Work to complete.
Copy every line from the data below in which the string "with" can be found.

Dataset section.
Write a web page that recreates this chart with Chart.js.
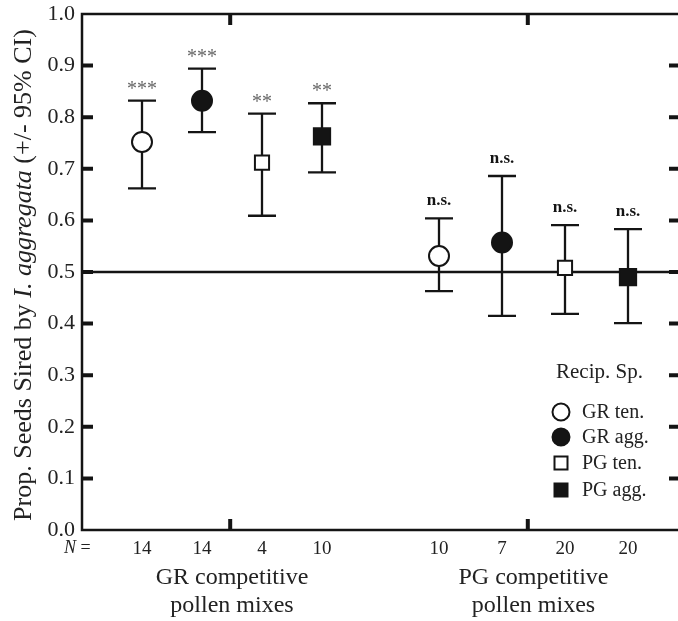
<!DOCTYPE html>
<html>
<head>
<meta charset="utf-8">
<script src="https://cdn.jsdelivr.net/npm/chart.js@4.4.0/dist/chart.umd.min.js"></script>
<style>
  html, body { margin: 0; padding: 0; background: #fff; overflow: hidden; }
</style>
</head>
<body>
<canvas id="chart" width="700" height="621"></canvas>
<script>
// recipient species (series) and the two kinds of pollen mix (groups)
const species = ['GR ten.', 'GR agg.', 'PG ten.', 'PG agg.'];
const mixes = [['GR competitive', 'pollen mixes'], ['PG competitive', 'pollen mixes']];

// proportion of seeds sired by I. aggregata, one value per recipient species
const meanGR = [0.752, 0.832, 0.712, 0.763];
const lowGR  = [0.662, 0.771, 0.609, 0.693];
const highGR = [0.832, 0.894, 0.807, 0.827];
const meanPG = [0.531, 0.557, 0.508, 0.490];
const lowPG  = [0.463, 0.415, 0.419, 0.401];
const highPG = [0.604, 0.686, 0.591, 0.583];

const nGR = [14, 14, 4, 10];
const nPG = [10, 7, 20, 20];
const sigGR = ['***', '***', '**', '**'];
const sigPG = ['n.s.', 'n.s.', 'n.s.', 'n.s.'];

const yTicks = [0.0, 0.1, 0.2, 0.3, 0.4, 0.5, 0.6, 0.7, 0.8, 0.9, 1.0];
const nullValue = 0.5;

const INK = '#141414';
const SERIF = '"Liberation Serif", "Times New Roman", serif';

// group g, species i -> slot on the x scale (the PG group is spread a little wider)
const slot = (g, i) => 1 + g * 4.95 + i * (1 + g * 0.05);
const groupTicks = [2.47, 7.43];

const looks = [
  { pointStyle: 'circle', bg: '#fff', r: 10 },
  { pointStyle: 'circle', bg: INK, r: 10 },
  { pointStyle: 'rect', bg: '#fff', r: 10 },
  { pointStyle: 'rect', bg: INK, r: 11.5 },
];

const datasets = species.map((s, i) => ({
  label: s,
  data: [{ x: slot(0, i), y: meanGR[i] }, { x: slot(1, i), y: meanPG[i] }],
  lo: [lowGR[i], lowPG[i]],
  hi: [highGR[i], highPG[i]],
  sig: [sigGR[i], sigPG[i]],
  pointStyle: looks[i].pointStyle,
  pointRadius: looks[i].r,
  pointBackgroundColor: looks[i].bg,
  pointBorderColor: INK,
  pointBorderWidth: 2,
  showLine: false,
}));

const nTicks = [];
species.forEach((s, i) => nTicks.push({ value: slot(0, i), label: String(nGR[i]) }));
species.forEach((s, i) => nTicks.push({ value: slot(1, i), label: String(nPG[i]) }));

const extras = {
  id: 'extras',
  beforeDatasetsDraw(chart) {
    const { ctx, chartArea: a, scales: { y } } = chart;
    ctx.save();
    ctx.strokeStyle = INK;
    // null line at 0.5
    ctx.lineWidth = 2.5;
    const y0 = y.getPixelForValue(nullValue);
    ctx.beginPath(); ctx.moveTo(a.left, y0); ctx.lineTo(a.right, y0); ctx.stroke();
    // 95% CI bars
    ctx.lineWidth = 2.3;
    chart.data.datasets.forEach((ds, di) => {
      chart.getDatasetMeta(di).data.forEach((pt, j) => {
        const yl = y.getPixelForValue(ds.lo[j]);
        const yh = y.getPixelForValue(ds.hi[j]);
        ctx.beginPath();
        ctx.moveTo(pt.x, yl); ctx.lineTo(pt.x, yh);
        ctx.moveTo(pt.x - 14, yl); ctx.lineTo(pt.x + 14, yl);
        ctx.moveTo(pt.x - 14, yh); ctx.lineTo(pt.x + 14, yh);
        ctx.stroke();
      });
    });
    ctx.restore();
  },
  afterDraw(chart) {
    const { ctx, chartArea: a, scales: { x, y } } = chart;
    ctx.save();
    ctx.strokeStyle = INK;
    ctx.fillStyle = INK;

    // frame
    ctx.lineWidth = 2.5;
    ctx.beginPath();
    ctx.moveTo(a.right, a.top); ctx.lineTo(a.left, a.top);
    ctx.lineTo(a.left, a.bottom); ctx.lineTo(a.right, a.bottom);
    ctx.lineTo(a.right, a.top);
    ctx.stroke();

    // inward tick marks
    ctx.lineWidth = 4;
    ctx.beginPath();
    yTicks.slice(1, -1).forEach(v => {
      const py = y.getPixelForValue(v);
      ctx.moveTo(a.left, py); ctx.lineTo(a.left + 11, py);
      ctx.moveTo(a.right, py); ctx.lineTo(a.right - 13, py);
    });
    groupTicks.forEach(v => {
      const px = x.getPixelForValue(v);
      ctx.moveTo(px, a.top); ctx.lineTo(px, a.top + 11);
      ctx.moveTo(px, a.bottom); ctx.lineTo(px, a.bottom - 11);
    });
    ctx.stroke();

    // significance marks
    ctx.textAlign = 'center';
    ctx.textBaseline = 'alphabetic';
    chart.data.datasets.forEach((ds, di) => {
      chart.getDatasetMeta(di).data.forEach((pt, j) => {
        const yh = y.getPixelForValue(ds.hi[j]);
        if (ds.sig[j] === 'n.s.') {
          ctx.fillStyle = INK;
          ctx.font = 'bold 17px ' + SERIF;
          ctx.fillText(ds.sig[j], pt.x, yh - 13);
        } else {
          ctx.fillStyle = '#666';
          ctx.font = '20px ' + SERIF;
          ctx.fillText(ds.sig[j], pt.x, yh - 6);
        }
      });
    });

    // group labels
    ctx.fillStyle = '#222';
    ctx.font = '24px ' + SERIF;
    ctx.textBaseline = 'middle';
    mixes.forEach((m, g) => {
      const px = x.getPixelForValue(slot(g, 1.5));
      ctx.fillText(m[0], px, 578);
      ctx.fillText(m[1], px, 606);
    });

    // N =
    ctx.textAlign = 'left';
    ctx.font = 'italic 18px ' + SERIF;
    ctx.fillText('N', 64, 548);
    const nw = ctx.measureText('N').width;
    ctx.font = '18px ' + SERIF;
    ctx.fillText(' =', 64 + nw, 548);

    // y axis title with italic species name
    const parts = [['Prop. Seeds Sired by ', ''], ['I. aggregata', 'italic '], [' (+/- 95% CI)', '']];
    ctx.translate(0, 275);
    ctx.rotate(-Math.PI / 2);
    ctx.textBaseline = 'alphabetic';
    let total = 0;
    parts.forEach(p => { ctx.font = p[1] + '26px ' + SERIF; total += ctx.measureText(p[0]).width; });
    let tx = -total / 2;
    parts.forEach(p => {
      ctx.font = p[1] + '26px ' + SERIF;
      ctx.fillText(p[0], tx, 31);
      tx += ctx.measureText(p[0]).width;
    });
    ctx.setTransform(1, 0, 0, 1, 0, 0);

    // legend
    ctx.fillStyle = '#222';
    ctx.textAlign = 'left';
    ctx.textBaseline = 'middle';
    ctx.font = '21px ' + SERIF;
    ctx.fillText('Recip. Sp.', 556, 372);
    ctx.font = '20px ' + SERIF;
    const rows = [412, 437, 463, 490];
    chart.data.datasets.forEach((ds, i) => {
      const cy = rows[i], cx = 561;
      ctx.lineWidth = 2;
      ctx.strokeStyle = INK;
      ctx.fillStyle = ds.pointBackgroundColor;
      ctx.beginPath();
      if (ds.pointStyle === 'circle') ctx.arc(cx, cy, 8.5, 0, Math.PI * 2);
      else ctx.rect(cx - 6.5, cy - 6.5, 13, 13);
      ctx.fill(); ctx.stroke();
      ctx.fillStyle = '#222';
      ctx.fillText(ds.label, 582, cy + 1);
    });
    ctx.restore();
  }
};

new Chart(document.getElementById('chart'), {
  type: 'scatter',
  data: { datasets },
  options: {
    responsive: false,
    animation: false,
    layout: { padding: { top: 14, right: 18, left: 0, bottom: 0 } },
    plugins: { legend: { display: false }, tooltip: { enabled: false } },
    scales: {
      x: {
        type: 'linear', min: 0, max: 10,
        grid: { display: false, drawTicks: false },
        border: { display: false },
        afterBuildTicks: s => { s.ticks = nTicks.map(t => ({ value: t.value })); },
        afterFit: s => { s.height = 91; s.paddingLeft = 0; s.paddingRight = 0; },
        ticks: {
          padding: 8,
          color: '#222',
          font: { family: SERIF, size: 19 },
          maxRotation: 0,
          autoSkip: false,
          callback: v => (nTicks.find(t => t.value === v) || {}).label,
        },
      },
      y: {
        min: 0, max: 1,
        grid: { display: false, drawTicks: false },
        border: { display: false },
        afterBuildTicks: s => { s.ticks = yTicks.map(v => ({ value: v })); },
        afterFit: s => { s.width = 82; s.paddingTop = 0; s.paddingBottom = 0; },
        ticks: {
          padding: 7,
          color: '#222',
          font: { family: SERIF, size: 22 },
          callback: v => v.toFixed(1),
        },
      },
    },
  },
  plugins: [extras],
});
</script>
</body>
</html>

Written reply.
Write a web page that recreates this chart with Chart.js.
    // y axis title with italic species name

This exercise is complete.